The distance between these two towns is about 70 miles of mountain highway. If you’re hunting the zone between them — the Starkey area and the upper Grande Ronde drainage — La Grande is the more practical home base.
DIY Viability vs. Outfitter-Heavy Areas
The Blue Mountains are genuinely DIY-friendly, which puts them in a different category from the Wallowa Mountain wilderness interior where outfitters have traditional territories and access depends partly on knowing the right people.
The Umatilla National Forest and accessible portions of the Wallowa-Whitman — the road-accessible drainages, the managed timber units, the area around Hells Canyon on the Idaho border — are public land that any hunter can walk into. Road access is good by backcountry standards. You can run a truck-camping hunt with day hunts from trailheads rather than basecamp pack-ins, which cuts the cost and complexity significantly.
The pressure concentration is predictable. Hunters park at every trailhead on opening weekend and push two miles in. Go four miles or more and you’re already in a different world. The three-day hunters who fill the trailheads opening weekend are usually gone by Tuesday. The elk know this pattern and so should you.
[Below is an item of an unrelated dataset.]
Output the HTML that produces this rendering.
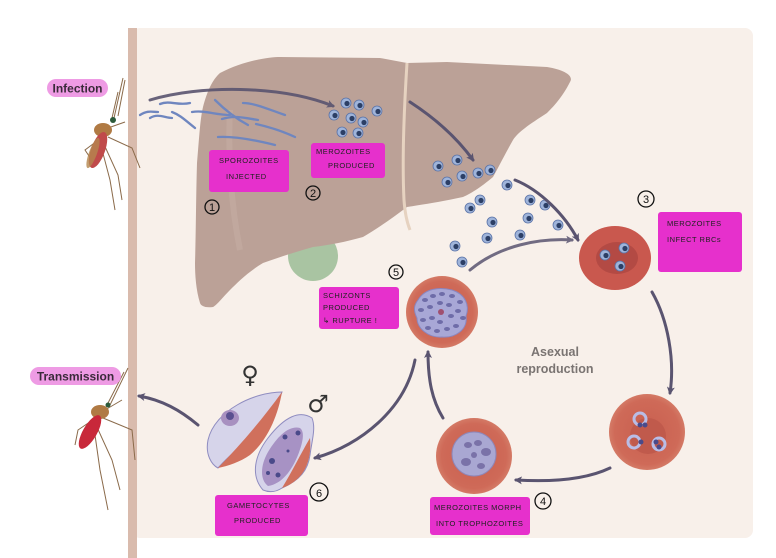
<!DOCTYPE html>
<html><head><meta charset="utf-8"><style>
html,body{margin:0;padding:0;background:#fff;}
svg{display:block;}
.lb{font-family:"Liberation Sans",sans-serif;font-size:7.5px;fill:#222;letter-spacing:0.5px;}
.nm{font-family:"Liberation Sans",sans-serif;font-size:11px;fill:#111;text-anchor:middle;}
</style></head><body>
<svg width="776" height="558" viewBox="0 0 776 558" xmlns="http://www.w3.org/2000/svg">
<defs>
<marker id="ah" markerWidth="8" markerHeight="8" refX="6" refY="4" orient="auto" markerUnits="userSpaceOnUse"><path d="M0,0 L8,4 L0,8 L2,4 Z" fill="#5a5470"/></marker>
<radialGradient id="rbc" cx="50%" cy="50%" r="50%"><stop offset="0" stop-color="#c85f4f"/><stop offset="0.85" stop-color="#cf6a58"/><stop offset="1" stop-color="#d47a66"/></radialGradient>
<g id="mz"><circle r="5" fill="#9fb4da" stroke="#5a73a8" stroke-width="0.8"/><circle cx="1" cy="0.5" r="2.6" fill="#2c3f66"/></g>
</defs>
<rect x="0" y="0" width="776" height="558" fill="#fff"/>
<rect x="132" y="28" width="621" height="510" rx="8" fill="#f8f0ea"/>
<rect x="128" y="28" width="9" height="530" fill="#d9bbad"/>

<!-- liver -->
<circle cx="313" cy="256" r="25" fill="#a9c4a2"/>
<path d="M220,73 C245,60 270,57 280,57 L380,58 L407,63 L447,62 L547,67 C565,70 574,76 570,82 C562,98 552,108 547,113 C530,124 518,132 513,140 C504,156 498,168 493,177 C480,188 470,194 463,197 C440,202 420,205 407,207 C390,220 375,230 363,237 C345,242 330,245 313,247 C295,252 280,257 263,263 C248,272 238,282 230,290 C222,298 217,305 213,307 C205,308 201,306 200,303 C196,290 195,275 195,263 C196,230 196,195 197,163 C199,140 200,120 203,107 C207,92 212,80 220,73 Z" fill="#bba197"/>
<path d="M407,63 C404,110 402,160 404,200 C405,215 408,225 410,230" fill="none" stroke="#e6d2c0" stroke-width="3"/>
<path d="M230,110 C228,150 230,200 240,250" fill="none" stroke="#c7afa5" stroke-width="6" opacity="0.5"/>

<!-- mosquito top -->
<g stroke="#8a6a4a" stroke-width="1" fill="none">
<path d="M112,118 L118,92 M114,118 L123,78 M118,116 L125,80"/>
<path d="M105,135 L85,150 L95,165"/>
<path d="M108,137 L132,148 L140,168"/>
<path d="M102,140 L118,175 L122,200"/>
<path d="M100,142 L110,180 L115,210"/>
<path d="M108,128 L125,122"/>
</g>
<ellipse cx="103" cy="130" rx="9" ry="7" fill="#b07a44"/>
<ellipse cx="98" cy="150" rx="7" ry="19" transform="rotate(20 98 150)" fill="#c04a4a"/>
<ellipse cx="93" cy="153" rx="4" ry="16" transform="rotate(20 93 153)" fill="#b4864e" opacity="0.8"/>
<circle cx="113" cy="120" r="3" fill="#2c5a3a"/>
<rect x="47" y="79" width="61" height="18" rx="9" fill="#ee9be4"/>
<text x="77.5" y="92.5" text-anchor="middle" font-family="Liberation Sans,sans-serif" font-size="12" font-weight="bold" fill="#3a2a3a">Infection</text>

<!-- mosquito bottom -->
<g stroke="#8a6a4a" stroke-width="1" fill="none">
<path d="M107,405 L124,372 M110,405 L128,368"/>
<path d="M100,415 L78,430 L75,445"/>
<path d="M103,418 L132,430 L135,460"/>
<path d="M96,425 L112,460 L120,490"/>
<path d="M94,428 L100,470 L108,510"/>
<path d="M105,410 L122,400"/>
</g>
<ellipse cx="100" cy="412" rx="9" ry="7" fill="#b07a44"/>
<ellipse cx="90" cy="432" rx="7" ry="19" transform="rotate(30 90 432)" fill="#c8283a"/>
<circle cx="108" cy="405" r="2.5" fill="#2c5a3a"/>
<rect x="30" y="367" width="91" height="18" rx="9" fill="#ee9be4"/>
<text x="75.5" y="380.5" text-anchor="middle" font-family="Liberation Sans,sans-serif" font-size="12" font-weight="bold" fill="#3a2a3a">Transmission</text>

<!-- sporozoites -->
<g stroke="#6f86bf" stroke-width="2.3" fill="none" stroke-linecap="round">
<path d="M140,115 C148,110 152,112 158,112"/>
<path d="M150,118 C158,113 165,118 172,118"/>
<path d="M160,104 C170,100 178,106 190,103"/>
<path d="M172,112 C180,115 185,120 195,128"/>
<path d="M192,112 C205,110 215,115 230,115"/>
<path d="M215,100 C225,110 235,118 248,125"/>
<path d="M222,119 C235,115 245,118 258,120"/>
<path d="M243,103 C255,103 270,110 285,115"/>
<path d="M256,124 C265,126 280,130 295,137"/>
<path d="M218,137 C235,136 255,140 275,145"/>
</g>
<!-- merozoites -->
<use href="#mz" x="346" y="103"/><use href="#mz" x="359" y="105"/><use href="#mz" x="334" y="115"/><use href="#mz" x="351" y="118"/><use href="#mz" x="363" y="122"/><use href="#mz" x="342" y="132"/><use href="#mz" x="358" y="133"/><use href="#mz" x="377" y="111"/>
<use href="#mz" x="438" y="166"/><use href="#mz" x="457" y="160"/><use href="#mz" x="462" y="176"/><use href="#mz" x="447" y="182"/><use href="#mz" x="478" y="173"/><use href="#mz" x="490" y="170"/>
<use href="#mz" x="507" y="185"/><use href="#mz" x="480" y="200"/><use href="#mz" x="470" y="208"/><use href="#mz" x="530" y="200"/><use href="#mz" x="545" y="205"/><use href="#mz" x="528" y="218"/><use href="#mz" x="520" y="235"/><use href="#mz" x="558" y="225"/><use href="#mz" x="487" y="238"/><use href="#mz" x="455" y="246"/><use href="#mz" x="462" y="262"/><use href="#mz" x="492" y="222"/>

<!-- arrows -->
<g stroke="#5a5470" stroke-width="3" fill="none" stroke-linecap="round">
<path d="M150,100 C200,85 280,85 333,106" marker-end="url(#ah)" opacity="0.9"/>
<path d="M410,102 C430,115 455,135 473,160" marker-end="url(#ah)"/>
<path d="M515,180 C540,190 565,215 578,240" marker-end="url(#ah)"/>
<path d="M470,270 C500,245 540,238 572,240" marker-end="url(#ah)" opacity="0.85"/>
<path d="M652,292 C668,320 675,360 670,393" marker-end="url(#ah)"/>
<path d="M610,468 C585,480 550,482 516,480" marker-end="url(#ah)"/>
<path d="M443,418 C432,400 428,380 428,352" marker-end="url(#ah)"/>
<path d="M415,360 C405,410 360,445 315,458" marker-end="url(#ah)"/>
<path d="M198,425 C180,410 162,400 139,396" marker-end="url(#ah)"/>
</g>

<!-- RBC 3 -->
<ellipse cx="615" cy="258" rx="36" ry="32" fill="#c9584e"/>
<ellipse cx="617" cy="258" rx="21" ry="16" fill="#b34a44"/>
<use href="#mz" x="624" y="248"/><use href="#mz" x="605" y="255"/><use href="#mz" x="620" y="266"/>
<!-- RBC rings -->
<circle cx="647" cy="432" r="38" fill="url(#rbc)"/>
<circle cx="648" cy="436" r="18" fill="#c05a4c"/>
<g fill="none" stroke="#b9bde6" stroke-width="3"><circle cx="640" cy="419" r="6"/><circle cx="634" cy="442" r="6"/><circle cx="659" cy="444" r="6"/></g>
<g fill="#4a4a8a"><circle cx="640" cy="425" r="2.5"/><circle cx="645" cy="425" r="2.5"/><circle cx="641" cy="442" r="2.5"/><circle cx="656" cy="442" r="2.5"/><circle cx="659" cy="447" r="2.5"/></g>
<!-- RBC 4 -->
<circle cx="474" cy="456" r="38" fill="url(#rbc)"/>
<circle cx="474" cy="454" r="22" fill="#a9a7d2" stroke="#8e86b8"/>
<g fill="#7a72a8"><ellipse cx="468" cy="445" rx="4" ry="3"/><ellipse cx="478" cy="443" rx="4" ry="3"/><ellipse cx="486" cy="452" rx="5" ry="4"/><ellipse cx="466" cy="462" rx="5" ry="4"/><ellipse cx="481" cy="466" rx="4" ry="3"/><ellipse cx="474" cy="455" rx="3" ry="3"/></g>
<!-- RBC 5 -->
<circle cx="442" cy="312" r="36" fill="url(#rbc)"/>
<path d="M418,300 C425,288 440,287 452,290 C465,294 470,305 466,316 C468,330 455,338 442,337 C428,338 417,328 417,318 C413,310 414,305 418,300 Z" fill="#a8a7d6" stroke="#8a86c0"/>
<g fill="#6e6ca8">
<ellipse cx="425" cy="300" rx="3" ry="2"/><ellipse cx="433" cy="296" rx="3" ry="2"/><ellipse cx="442" cy="294" rx="3" ry="2"/><ellipse cx="452" cy="296" rx="3" ry="2"/><ellipse cx="460" cy="302" rx="3" ry="2"/>
<ellipse cx="421" cy="310" rx="3" ry="2"/><ellipse cx="430" cy="307" rx="3" ry="2"/><ellipse cx="449" cy="305" rx="3" ry="2"/><ellipse cx="458" cy="311" rx="3" ry="2"/><ellipse cx="463" cy="318" rx="3" ry="2"/>
<ellipse cx="423" cy="320" rx="3" ry="2"/><ellipse cx="432" cy="318" rx="3" ry="2"/><ellipse cx="451" cy="316" rx="3" ry="2"/><ellipse cx="440" cy="322" rx="3" ry="2"/>
<ellipse cx="428" cy="328" rx="3" ry="2"/><ellipse cx="437" cy="331" rx="3" ry="2"/><ellipse cx="447" cy="329" rx="3" ry="2"/><ellipse cx="456" cy="326" rx="3" ry="2"/><ellipse cx="440" cy="303" rx="3" ry="2"/>
</g>
<circle cx="441" cy="312" r="3" fill="#a05070"/>

<!-- gametocytes -->
<path d="M282,392 C255,392 215,410 208,440 C205,455 212,465 218,468 C238,445 265,430 275,410 Z" fill="#d6d4ea" stroke="#8f8cc0"/>
<path d="M282,392 C278,415 268,440 250,455 C240,462 228,466 218,468 C240,445 262,420 282,392 Z" fill="#d0705c"/>
<ellipse cx="230" cy="418" rx="9" ry="8" fill="#a890c0"/><circle cx="230" cy="416" r="4" fill="#5a5090"/>
<path d="M312,418 C300,410 285,416 268,438 C255,455 250,475 263,490 C270,493 276,492 282,488 C300,480 308,470 310,455 C312,440 316,428 312,418 Z" fill="#d6d4ea" stroke="#8f8cc0"/>
<path d="M310,438 C312,460 305,480 282,488 C293,470 300,455 310,438 Z" fill="#d0705c"/>
<path d="M300,428 C290,425 278,435 268,452 C260,466 260,480 268,486 C282,484 292,470 298,455 C303,442 305,432 300,428 Z" fill="#a792c4"/>
<g fill="#4a4a8a"><circle cx="285" cy="437" r="2.5"/><circle cx="298" cy="433" r="2.5"/><circle cx="272" cy="461" r="3"/><circle cx="268" cy="473" r="2"/><circle cx="288" cy="451" r="1.5"/><circle cx="278" cy="475" r="2.5"/></g>
<text x="250" y="383" text-anchor="middle" font-family="DejaVu Sans,sans-serif" font-size="24" fill="#333">♀</text>
<text x="318" y="412" text-anchor="middle" font-family="DejaVu Sans,sans-serif" font-size="24" fill="#333">♂</text>

<text x="555" y="356" text-anchor="middle" font-family="Liberation Sans,sans-serif" font-size="12.5" font-weight="bold" fill="#7a7472">Asexual</text>
<text x="555" y="373" text-anchor="middle" font-family="Liberation Sans,sans-serif" font-size="12.5" font-weight="bold" fill="#7a7472">reproduction</text>

<!-- labels -->
<g fill="#e630cc">
<rect x="209" y="150" width="80" height="42" rx="3"/>
<rect x="311" y="143" width="74" height="35" rx="3"/>
<rect x="658" y="212" width="84" height="60" rx="3"/>
<rect x="430" y="497" width="100" height="38" rx="3"/>
<rect x="319" y="287" width="80" height="42" rx="3"/>
<rect x="215" y="495" width="93" height="41" rx="3"/>
</g>
<text class="lb" x="219" y="163">SPOROZOITES</text><text class="lb" x="226" y="179">INJECTED</text>
<text class="lb" x="316" y="154">MEROZOITES</text><text class="lb" x="328" y="168">PRODUCED</text>
<text class="lb" x="667" y="226">MEROZOITES</text><text class="lb" x="667" y="242">INFECT  RBCs</text>
<text class="lb" x="434" y="510">MEROZOITES MORPH</text><text class="lb" x="436" y="526">INTO TROPHOZOITES</text>
<text class="lb" x="323" y="298">SCHIZONTS</text><text class="lb" x="323" y="310">PRODUCED</text><text class="lb" x="323" y="323">↳ RUPTURE !</text>
<text class="lb" x="227" y="508">GAMETOCYTES</text><text class="lb" x="234" y="523">PRODUCED</text>

<g fill="none" stroke="#111" stroke-width="1.3">
<circle cx="212" cy="207" r="7"/><circle cx="313" cy="193" r="7"/><circle cx="646" cy="199" r="8"/><circle cx="543" cy="501" r="8"/><circle cx="396" cy="272" r="7"/><circle cx="319" cy="492" r="9"/>
</g>
<text class="nm" x="212" y="211">1</text><text class="nm" x="313" y="197">2</text><text class="nm" x="646" y="203">3</text><text class="nm" x="543" y="505">4</text><text class="nm" x="396" y="276">5</text><text class="nm" x="319" y="497" font-size="13">6</text>
</svg>
</body></html>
Outfitters are active in the Wallowa wilderness interior and in some of the more remote Hells Canyon units. If you’re hunting those areas, an outfitter isn’t a bad choice — the terrain gets serious and the logistics are legitimately complex. For the main Blue Mountains units accessible off forest roads, you don’t need one.
Blue Mountains Archery Elk Kit
Canyons mean close encounters at 20 to 40 yards. Your bow setup needs to be tuned and quiet. Bring a quality pair of 10x42 binoculars, layering base for warm September mornings, and rubber-bottomed boots that can handle wet grass and deadfall. A rangefinder matters more here than in open country — canyon shots can deceive distance.
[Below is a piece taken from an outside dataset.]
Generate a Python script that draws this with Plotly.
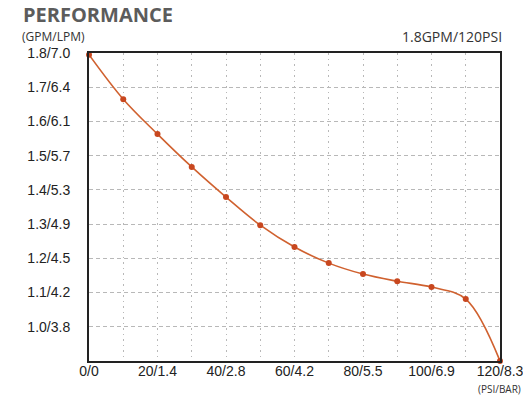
import plotly.graph_objects as go

# Pump performance curve: flow (GPM) against pressure (PSI)
psi = [0, 10, 20, 30, 40, 50, 60, 70, 80, 90, 100, 110, 120]
gpm = [1.795, 1.665, 1.563, 1.467, 1.379, 1.297, 1.233, 1.186, 1.154, 1.133, 1.116, 1.081, 0.90]

x_tickvals = [0, 10, 20, 30, 40, 50, 60, 70, 80, 90, 100, 110, 120]
x_ticktext = ["0/0", "", "20/1.4", "", "40/2.8", "", "60/4.2", "", "80/5.5", "", "100/6.9", "", "120/8.3"]
y_tickvals = [0.9, 1.0, 1.1, 1.2, 1.3, 1.4, 1.5, 1.6, 1.7, 1.8]
y_ticktext = ["", "1.0/3.8", "1.1/4.2", "1.2/4.5", "1.3/4.9", "1.4/5.3", "1.5/5.7", "1.6/6.1", "1.7/6.4", "1.8/7.0"]

LINE = "#d0612f"
MARK = "#c8471f"
GRID = "#b8b8b8"

fig = go.Figure()

fig.add_trace(go.Scatter(
    x=psi, y=gpm, mode="lines+markers",
    line=dict(color=LINE, width=1.6, shape="spline", smoothing=1.0),
    marker=dict(color=MARK, size=6),
    cliponaxis=False, hoverinfo="skip",
))

axis_font = dict(family="Liberation Sans, Arial, sans-serif", size=14, color="#222")

fig.update_xaxes(
    range=[0, 120], tickvals=x_tickvals, ticktext=x_ticktext,
    showgrid=True, gridcolor=GRID, gridwidth=1.2, griddash="1.5px,4px",
    zeroline=False, showline=True, linecolor="#222", linewidth=2,
    mirror=True, ticks="", tickfont=axis_font, ticklabelstandoff=-4,
    ticklabeloverflow="allow", automargin=False,
)
fig.update_yaxes(
    range=[0.9, 1.8], tickvals=y_tickvals, ticktext=y_ticktext,
    showgrid=True, gridcolor=GRID, gridwidth=1.2, griddash="4px,3px",
    zeroline=False, showline=True, linecolor="#222", linewidth=2,
    mirror=True, ticks="", tickfont=axis_font, ticklabelstandoff=14, automargin=False,
)

fig.add_annotation(text="<b>PERFORMANCE</b>", xref="paper", yref="paper", x=-0.166, y=1.125,
                   xanchor="left", yanchor="middle", showarrow=False,
                   font=dict(family="Open Sans, sans-serif", size=20, color="#5c5c5c"))
fig.add_annotation(text="(GPM/LPM)", xref="paper", yref="paper", x=-0.168, y=1.0535,
                   xanchor="left", yanchor="middle", showarrow=False,
                   font=dict(family="Open Sans, sans-serif", size=12, color="#333"))
fig.add_annotation(text="1.8GPM/120PSI", xref="paper", yref="paper", x=1.0097, y=1.052,
                   xanchor="right", yanchor="middle", showarrow=False,
                   font=dict(family="Open Sans, sans-serif", size=14, color="#333"))
fig.add_annotation(text="(PSI/BAR)", xref="paper", yref="paper", x=1.055, y=-0.09,
                   xanchor="right", yanchor="middle", showarrow=False,
                   font=dict(family="Open Sans, sans-serif", size=10, color="#333"))

fig.update_layout(
    width=523, height=397,
    margin=dict(l=89, r=23, t=53, b=36),
    paper_bgcolor="white", plot_bgcolor="white",
    showlegend=False,
)

fig.write_html("out.html")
How Blue Mountains Elk Compares to the Frank Church
The Frank Church Wilderness in Idaho carries a mythological reputation — massive wilderness, low hunting pressure, old bulls. That reputation is largely accurate. The Frank Church also carries logistical requirements that filter out most hunters: float trips down the Salmon River, horse strings, or a full week committed to the pack-in and pack-out cycle. Nonresident controlled hunt tags draw at the slowest pace of any elk destination in the region.
The Oregon Blue Mountains don’t match the Frank Church for wilderness solitude or upper-end trophy quality at the extremes. What they offer is access. You can hunt them with a truck, a tent, and a week of vacation time without a lottery win or a pack horse contract. The archery OTC window removes the draw requirement entirely for September bulls. The controlled hunt point spreads are shorter. The base towns are reachable from major airports without a charter flight.
For a hunter building a western elk resume — or for someone who simply wants to hunt bugling bulls in real country without a decade of preparation — the Blue Mountains are the practical answer to the Frank Church question. They’re not a substitute for wilderness. They’re a different and legitimate hunt that you can actually go on.
The canyons are deep, the elk are there, and September in northeast Oregon sounds like everything elk hunting is supposed to be.
Sources & verification
Seasons, license fees, application windows, and draw structure for Oregon change every year. Always verify the current details against the official Oregon agency before applying or hunting.